The Stakes of the Italian Referendum

Investig’Action : One week ago, former Italian prime minister Matteo Renzi announced his resignation following his referendum debacle. Over 60% of voters (with a record turnout of 68%) rejected Renzi’s proposed changes to the Constitution, one of the most progressive constitutions in Europe and throughout the world, borne out of anti-fascist resistance. This widespread popular rejection is a consequence of the ultra-liberal, reactionary drift of the social-democratic government of the Democratic Party (PD), in line with EU diktats. This vote follows the NO of the 2015 Greek referendum and Brexit. Progressive and left-wing forces should now get to work in order to stop this extremely heterogeneous space of popular dissent from falling into the hands of populist right-wing forces. For genuine leftist forces, it is crucial to seize this moment and bring forward a coherent, class-based argument that sets them apart from right-wing populist groups, and take back their place alongside the popular interests of the oppressed classes.

(The following text was written before the referendum took place with the goal of explaining what was at stake)

 

On the 4th of December, the Italian people, including those living abroad, will have to decide whether or not they approve Matteo Renzi’s Constitutional Reform. A broad coalition is asking the Italians to say « no » to the social-democratic PM’s proposition. The « No » coalition is worried that a it would give more power to the Government, thus helping the EU to impose its diktats.

An anti-democratic reform

According to Renzi, the Constitutional Reform should simplify political decisions by erasing the equal power of the two Parliamentary Chambers – the Senate and the Chamber of Deputies. The Senate would lose some of its competencies and wouldn’t be directly elected anymore, and according to the Government this would save 50 million euros.

Many experts strongly believe that this statement is incorrect. For them, abolishing the Senate altogether would be much more efficient, if simplifying political decisions is the goal, thus saving 540 millions euros saving and stopping any conflict between the two Chambers from occurring.

The anti-reform forces say that the aim of this political maneuver is actually different. Beyond any simplification of the administrative machinery, it is meant to give more power to the Government.

In fact, Renzi wants to triple the number of citizens required to propose a bill to parliament, from 50.000 to 150.000. To opponents, it clearly shows that there is a link between the reform project and the new electoral law. This new law, which Renzi and Berlusconi elaborated together, gives a bonus to the largest political party. It would allow a party with only 24% of the vote to grab the majority of the seats in the Chamber, and elect the Presidents of the Republic and the Constitutional Court. Also, Italians living abroad would lose a big part of their electoral rights.

The right wing’s old dream

This concentration of power in the hands of the Government is an old dream of Italy’s right wing. For at least twenty years, the top circles of Italian politics have been trying to reform the Constitution.
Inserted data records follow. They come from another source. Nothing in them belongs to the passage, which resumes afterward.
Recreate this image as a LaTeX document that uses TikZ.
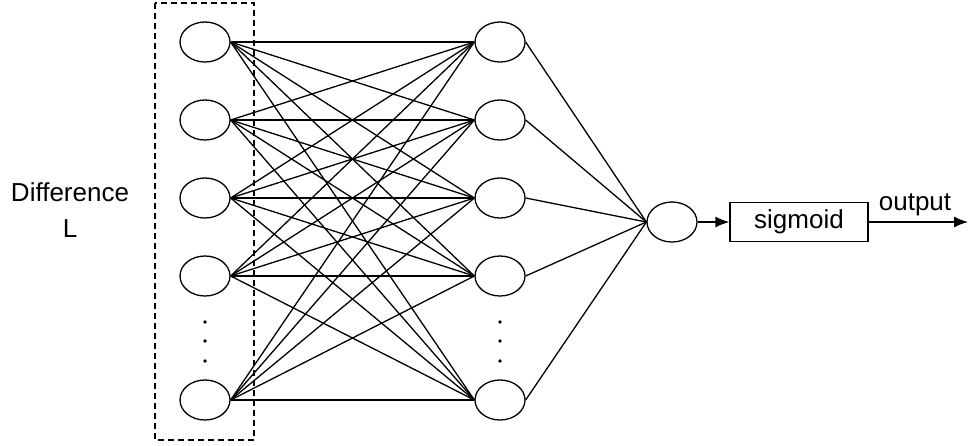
\documentclass[tikz,border=0pt]{standalone}
\usepackage{fontspec}
\setmainfont{Liberation Sans}
\usetikzlibrary{shapes.geometric,arrows.meta}
\begin{document}
\begin{tikzpicture}[x=1pt,y=-1pt,
  neuron/.style={draw,ellipse,minimum width=50pt,minimum height=40pt,inner sep=0pt,line width=1.3pt},
  conn/.style={line width=1.3pt},
  lbl/.style={font=\fontsize{26}{30}\selectfont,inner sep=0pt}]
\useasboundingbox (0,0) rectangle (975,445);
\draw[line width=1.6pt,dash pattern=on 6pt off 4pt] (155,3) rectangle (254,440);
\foreach \i/\y in {1/42,2/120,3/198,4/276,5/400}{
  \node[neuron] (i\i) at (205,\y) {};
  \node[neuron] (h\i) at (500,\y) {};
}
\foreach \y in {322,341,361}{
  \fill (205,\y) circle (1.8pt);
  \fill (500,\y) circle (1.8pt);
}
\node[neuron] (o) at (672,222) {};
\foreach \i in {1,...,5}{
  \foreach \j in {1,...,5}{
    \draw[conn] (i\i.east) -- (h\j.west);
  }
  \draw[conn] (h\i.east) -- (o.west);
}
\node[draw,line width=1.3pt,lbl,minimum width=138pt,minimum height=39pt] (s) at (799,222) {sigmoid};
\coordinate (end) at (968,222);
\draw[conn,-{Latex[length=14pt,width=11pt]}] (o.east) -- (s.west);
\draw[conn,-{Latex[length=14pt,width=11pt]}] (s.east) -- (end);
\node[lbl,anchor=base] (out) at (915,210) {output};
\node[lbl,align=center] (diff) at (70,210) {Difference\\[6pt]L};
\end{tikzpicture}
\end{document}
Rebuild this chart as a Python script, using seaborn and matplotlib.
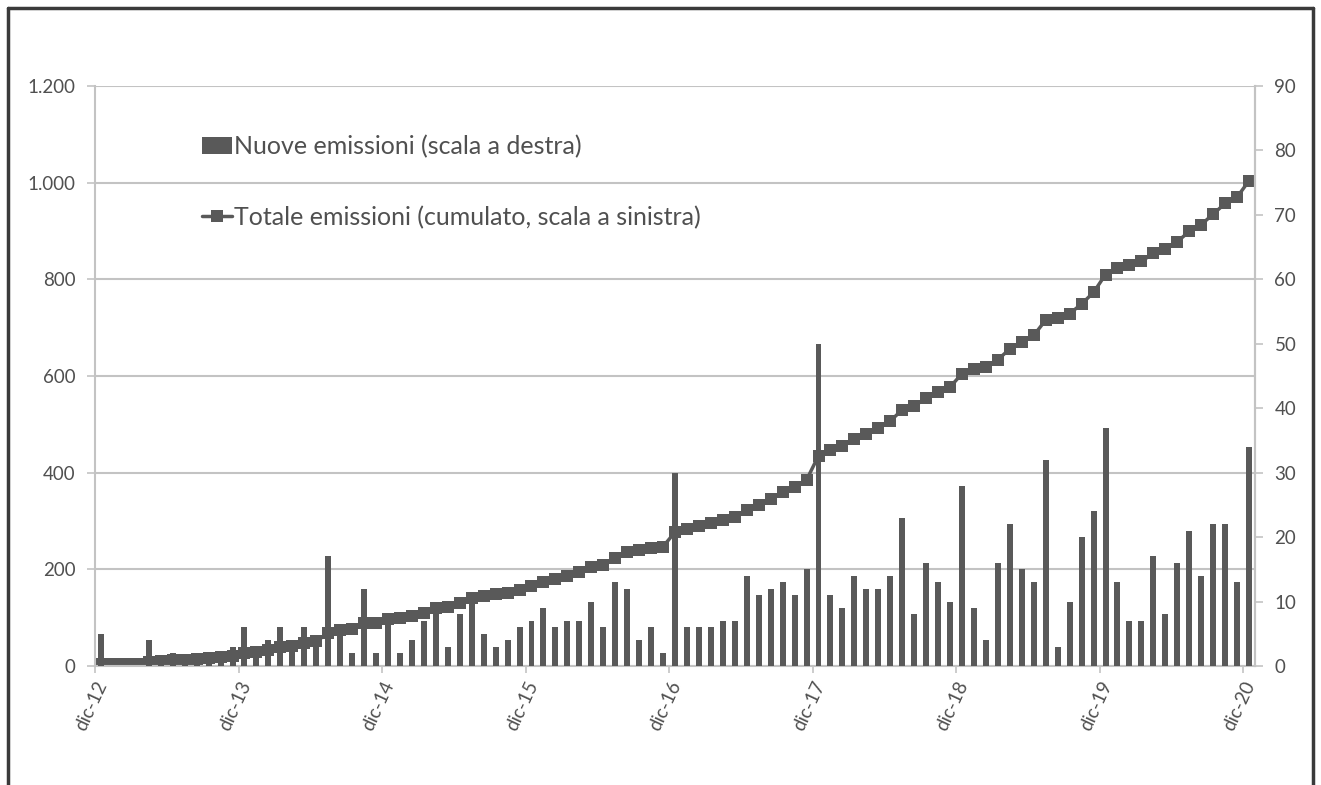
import numpy as np
import pandas as pd
import matplotlib
matplotlib.use("Agg")
import matplotlib.pyplot as plt
import seaborn as sns
from matplotlib.patches import Patch
from matplotlib.lines import Line2D

# ---- data (monthly, dic-12 .. dic-20) ----
anni = ["dic-12", "dic-13", "dic-14", "dic-15", "dic-16",
        "dic-17", "dic-18", "dic-19", "dic-20"]
nuove_emissioni = [
    5, 0, 0, 0, 4, 1, 2, 1, 2, 1, 2, 3,          # dic-12 .. nov-13
    6, 2, 4, 6, 3, 6, 3, 17, 6, 2, 12, 2,        # dic-13 .. nov-14
    7, 2, 4, 7, 9, 3, 8, 10, 5, 3, 4, 6,         # dic-14 .. nov-15
    7, 9, 6, 7, 7, 10, 6, 13, 12, 4, 6, 2,       # dic-15 .. nov-16
    30, 6, 6, 6, 7, 7, 14, 11, 12, 13, 11, 15,   # dic-16 .. nov-17
    50, 11, 9, 14, 12, 12, 14, 23, 8, 16, 13, 10,  # dic-17 .. nov-18
    28, 9, 4, 16, 22, 15, 13, 32, 3, 10, 20, 24,   # dic-18 .. nov-19
    37, 13, 7, 7, 17, 8, 16, 21, 14, 22, 22, 13,   # dic-19 .. nov-20
    34,                                            # dic-20
]
totale_emissioni = np.cumsum(nuove_emissioni)  # cumulato

lab_bar = "Nuove emissioni (scala a destra)"
lab_line = "Totale emissioni (cumulato, scala a sinistra)"

df = pd.DataFrame({
    "mese": np.arange(len(nuove_emissioni)),
    "nuove": nuove_emissioni,
    "totale": totale_emissioni,
})

sns.set_theme(style="white")
plt.rcParams["font.family"] = ["Lato", "DejaVu Sans"]

DARK = "#595959"
GRID = "#c3c3c3"
TXT = "#505050"

W, H = 1321, 785
fig = plt.figure(figsize=(W / 100, H / 100), dpi=100)
L, R, T, B = 95, 1255, 86, 666
ax = fig.add_axes([L / W, 1 - B / H, (R - L) / W, (B - T) / H])
ax2 = ax.twinx()

# bars on secondary (right) axis
sns.barplot(data=df, x="mese", y="nuove", ax=ax2, color=DARK, width=0.5,
            saturation=1, native_scale=True, errorbar=None, linewidth=0)
# cumulative line on primary (left) axis
sns.lineplot(data=df, x="mese", y="totale", ax=ax, color=DARK, linewidth=2.5,
             marker="s", markersize=8.5, markeredgewidth=0)

n = len(nuove_emissioni)
ax.set_xlim(-0.5, n - 0.5)
ax.set_ylim(0, 1200)
ax2.set_ylim(0, 90)

ax.set_yticks(range(0, 1201, 200))
ax.set_yticklabels([f"{v:,}".replace(",", ".") for v in range(0, 1201, 200)])
ax2.set_yticks(range(0, 91, 10))
ax.set_xticks(np.arange(0, n, 12) - 0.5)
ax.set_xticklabels(anni, rotation=65, ha="right", rotation_mode="anchor")

for a in (ax, ax2):
    a.set_xlabel("")
    a.set_ylabel("")
    a.spines["top"].set_visible(False)

ax.yaxis.grid(True, color=GRID, linewidth=1.5)
ax.xaxis.grid(False)
ax.set_axisbelow(True)
for s in ("left", "bottom", "right"):
    ax.spines[s].set_color(GRID)
    ax.spines[s].set_linewidth(1.5)
for s in ("left", "bottom"):
    ax2.spines[s].set_visible(False)
ax2.spines["right"].set_color(GRID)
ax2.spines["right"].set_linewidth(1.5)

ax.tick_params(axis="y", direction="out", length=6, width=1.2, color=GRID,
               labelsize=13.5, labelcolor=TXT, pad=8, left=True)
ax.tick_params(axis="x", direction="out", length=5, width=1.2, color=GRID,
               labelsize=13.5, labelcolor=TXT, pad=4, bottom=True)
ax2.tick_params(axis="y", direction="out", length=6, width=1.2, color=GRID,
                labelsize=13.5, labelcolor=TXT, pad=8, right=True)

handles = [
    Patch(facecolor=DARK, edgecolor="none", label=lab_bar),
    Line2D([0], [0], color=DARK, linewidth=2.5, marker="s", markersize=8,
           markeredgewidth=0, label=lab_line),
]
leg = ax2.legend(handles=handles, loc="upper left",
                 bbox_to_anchor=(0.075, 0.95), frameon=False,
                 fontsize=18, labelspacing=1.9, handlelength=1.2,
                 handletextpad=0.1, labelcolor=TXT, borderpad=0.3)

# outer frame
FR = "#3a3a3a"
x0, x1, y0 = 8 / W, 1313 / W, 1 - 8 / H
fig.add_artist(Line2D([x0, x1], [y0, y0], transform=fig.transFigure, color=FR, lw=2.5))
fig.add_artist(Line2D([x0, x0], [0, y0], transform=fig.transFigure, color=FR, lw=2.5))
fig.add_artist(Line2D([x1, x1], [0, y0], transform=fig.transFigure, color=FR, lw=2.5))

fig.savefig("out.png", dpi=100, facecolor="white")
Created after the Second World War, the text contains many progressive aspects thanks to the influence of the anti-fascist resistance.

In 2006, the former PM Silvio Berlusconi tried to make a reform which was prevented by the Italian people in a referendum. Matteo Renzi’s government and his Democratic Party (PD) are now putting forward a proposal which is very similar to Berlusconi’s. Some « Yes » supporters have used this similarity to convince the right-wing electoral base. Employers associations such as Cofindustria, corporate banking institutions, Chancellor Merkel and even the American Ambassador in Rome are also in favour this initiative. The EU, for its part, hopes that it will make the introduction of antisocial reforms easier.

Two opposing blocks

Renzi’s reform was endorsed by a large majority in Parliament, where any debate with the opposition was kept to a minimum. To avoid any dissent in Parliament, Renzi’s PD even changed the composition of a parliamentary commission to ensure a quick approval of the measure.

Against this majority, a broad « No » coalition, composed by labour unions such as the CGIL, regular trade unions and leftist political parties like Rifondazione Comunista, Sinistra Italiana or the new Italian communist party, was formed. Pepe Grillo’s Five Star Movement and a left-leaning part of the Christian Democrats are also calling for a « no » vote. Moreover, the coalition is running a campaign against the reform in other EU countries since Italian nationals living abroad who are members of A.I.R.E. (Association of Italians living abroad) will be able to vote by mail during the first two weeks of November.

This large coalition now hopes to defeat this reform. For its part, the EU worries that a « No » victory would mean the end of Renzi’s reign and bring to power a coalition which is much more critical of the EU.